Suarastra.com – Salah satu penikmat puisi itu duduk tenang di sudut ruangan, matanya menerawang pada bait-bait yang ia deklamasikan dari lembaran di tangannya. Ia membaca puisi dari penyair yang tak pernah ia temui, namun terasa begitu akrab dalam tiap larik dan jeda.
“Entah mengapa, seperti pernah hidup di dalam puisi ini,” gumamnya pelan.
Suaranya pelan, namun penuh makna, seolah kata-kata itu telah menetap lama di hatinya, hanya menunggu waktu untuk diucap.

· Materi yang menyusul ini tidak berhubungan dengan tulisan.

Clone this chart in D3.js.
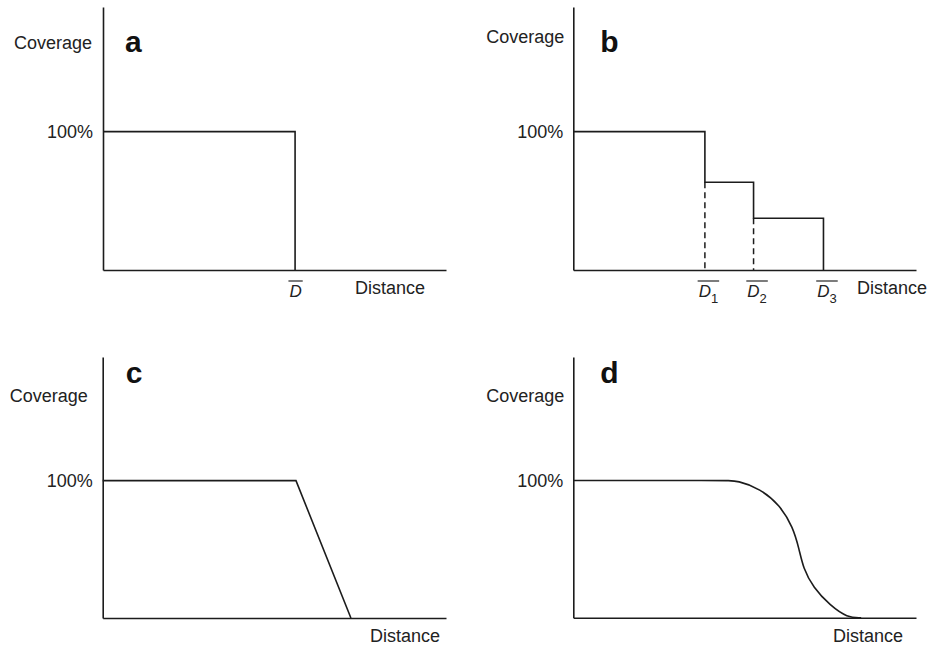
<!DOCTYPE html>
<html>
<head>
<meta charset="utf-8">
<script src="https://cdn.jsdelivr.net/npm/d3@7"></script>
<style>
  body { margin: 0; background: #fff; }
  svg { display: block; font-family: Arial, "Liberation Sans", sans-serif; }
</style>
</head>
<body>
<div id="chart"></div>
<script>
// y scale runs from 0 to yMax, the only labelled tick is 100%
const yTicks = [100];
const yMax = 190;

// panel a: sharp cut-off at D
const aX = [0, 56, 56];
const aY = [100, 100, 0];
const aTicks = [56];
const aTickLabels = [""];

// panel b: steps at D1, D2, D3
const bThresholds = [38.4, 52.6, 73];
const bLevels = [100, 63.4, 37.4, 0];
const bTickLabels = ["1", "2", "3"];

// panel c: linear decline
const cX = [0, 56.3, 72.3];
const cY = [100, 100, 0];

// panel d: smooth decline
const dX = [0, 44, 48, 54.5, 60.3, 64.1, 65.9, 67.1, 70.0, 74.9, 80, 84];
const dY = [100, 100, 100, 94, 82, 66, 50, 36, 22, 9, 0, 0];

const width = 927, height = 646;
const ink = "#1c1c1c";
const textColor = "#222";

const svg = d3.select("#chart").append("svg")
  .attr("width", width)
  .attr("height", height);

function drawPanel(p) {
  const x = d3.scaleLinear().domain([0, 100]).range([p.left, p.right]);
  const y = d3.scaleLinear().domain([0, yMax]).range([p.bottom, p.top]);
  const g = svg.append("g");

  // y axis
  g.append("g")
    .attr("transform", `translate(${p.left},0)`)
    .call(d3.axisLeft(y).tickValues(yTicks).tickSize(0).tickSizeOuter(0).tickPadding(10).tickFormat(d => d + "%"))
    .call(g => g.select(".domain").attr("stroke", ink).attr("stroke-width", 1.6))
    .call(g => g.selectAll("text").attr("font-size", "18px").attr("fill", textColor)
      .attr("font-family", null));

  // x axis
  const xAxis = g.append("g")
    .attr("transform", `translate(0,${p.bottom})`)
    .call(d3.axisBottom(x).tickValues(p.ticks || []).tickSize(0).tickSizeOuter(0).tickFormat(() => ""))
    .call(g => g.select(".domain").attr("stroke", ink).attr("stroke-width", 1.6));

  // tick labels: D with overline and optional subscript
  xAxis.selectAll(".tick text").each(function(d, i) {
    const t = d3.select(this)
      .attr("y", 26.5).attr("dy", null)
      .attr("font-family", null)
      .attr("fill", textColor)
      .attr("text-anchor", "start");
    t.append("tspan").attr("font-style", "italic").attr("font-size", "17px").text("D");
    const sub = p.tickLabels[i];
    if (sub) {
      t.append("tspan").attr("font-size", "13px").attr("dy", 6.5).text(sub);
    }
    const box = this.getBBox();
    t.attr("x", -box.width / 2 + (sub ? 3 : 0));
    const b2 = this.getBBox();
    d3.select(this.parentNode).append("line")
      .attr("x1", b2.x - 1).attr("x2", b2.x + b2.width + 1)
      .attr("y1", 11).attr("y2", 11)
      .attr("stroke", "#444").attr("stroke-width", 1.4);
  });

  // curve
  if (p.series) {
    const line = d3.line().x(d => x(d[0])).y(d => y(d[1])).curve(p.curve || d3.curveLinear);
    g.append("path")
      .datum(p.series)
      .attr("fill", "none")
      .attr("stroke", ink)
      .attr("stroke-width", 1.6)
      .attr("stroke-linejoin", "miter")
      .attr("d", line);
  }

  // dashed drop lines
  (p.dashes || []).forEach(dsh => {
    g.append("line")
      .attr("x1", x(dsh[0])).attr("x2", x(dsh[0]))
      .attr("y1", y(dsh[1])).attr("y2", y(0))
      .attr("stroke", ink)
      .attr("stroke-width", 1.5)
      .attr("stroke-dasharray", "6,4");
  });

  // labels
  g.append("text")
    .attr("x", p.left - p.covGap).attr("y", p.covY)
    .attr("text-anchor", "end")
    .attr("font-size", "18px").attr("fill", textColor)
    .text("Coverage");
  g.append("text")
    .attr("x", p.left + p.letterDx).attr("y", p.letterY)
    .attr("font-size", "30px").attr("font-weight", "bold").attr("fill", "#111")
    .text(p.letter);
  g.append("text")
    .attr("x", p.distX).attr("y", p.distY)
    .attr("font-size", "18px").attr("fill", textColor)
    .text("Distance");
}

// build step series for b from thresholds and levels
const bSeries = [[0, bLevels[0]]];
bThresholds.forEach((t, i) => {
  bSeries.push([t, bLevels[i]]);
  bSeries.push([t, bLevels[i + 1]]);
});

drawPanel({
  letter: "a", left: 103, right: 446, top: 7, bottom: 270,
  series: d3.zip(aX, aY), ticks: aTicks, tickLabels: aTickLabels,
  covGap: 11, covY: 49, letterDx: 22, letterY: 52, distX: 355, distY: 294
});
drawPanel({
  letter: "b", left: 573.3, right: 916, top: 7, bottom: 270,
  series: bSeries, ticks: bThresholds, tickLabels: bTickLabels,
  dashes: [[bThresholds[0], bLevels[1]], [bThresholds[1], bLevels[2]]],
  covGap: 9, covY: 43, letterDx: 27, letterY: 52, distX: 857, distY: 294
});
drawPanel({
  letter: "c", left: 102.7, right: 446, top: 357, bottom: 618,
  series: d3.zip(cX, cY), tickLabels: [],
  covGap: 15, covY: 401.7, letterDx: 23, letterY: 383, distX: 370, distY: 641.5
});
drawPanel({
  letter: "d", left: 573.3, right: 916, top: 357, bottom: 617.7,
  series: d3.zip(dX, dY), curve: d3.curveBasis, tickLabels: [],
  covGap: 9, covY: 401.7, letterDx: 27, letterY: 383, distX: 833, distY: 641.5
});
</script>
</body>
</html>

Sesuai namanya, Listy membaca 1 puisi yang berjudul “Senja 1” dengan sangat lembut ..
“Puisi ini… seperti senja yang berbicara pada jiwa,” bisiknya, lalu mulai membaca.
Senja 1
Ketenangan senja terusik
Pada rindu ujung perahu nan membelah air danau
Burung-burung mengepak pulang tanpa janji
Bahwa Esok kan kembali
Pada riaknya
Hingga lipatan cahaya paling akhir
Masih saja aku duduk di atas perahu
Memanggilmu mengeja rindu
Demikianlah Danau Semayang masih setia menyimpan rahasia
Dengan bahasa yang hanya difahami
Oleh air angin dan senja
“Aku seperti mendengar danau itu menjawab…,” ucap Listy lirih setelah selesai membaca, senyum samar mengambang di wajahnya.
Dan pada saat itu, tak seorang pun menyadari bahwa dalam keheningan sudut ruangan, puisi telah menjelma menjadi jembatan rahasia menghubungkan jiwa-jiwa yang pernah merasa kehilangan, lalu pulang dalam diam yang syahdu.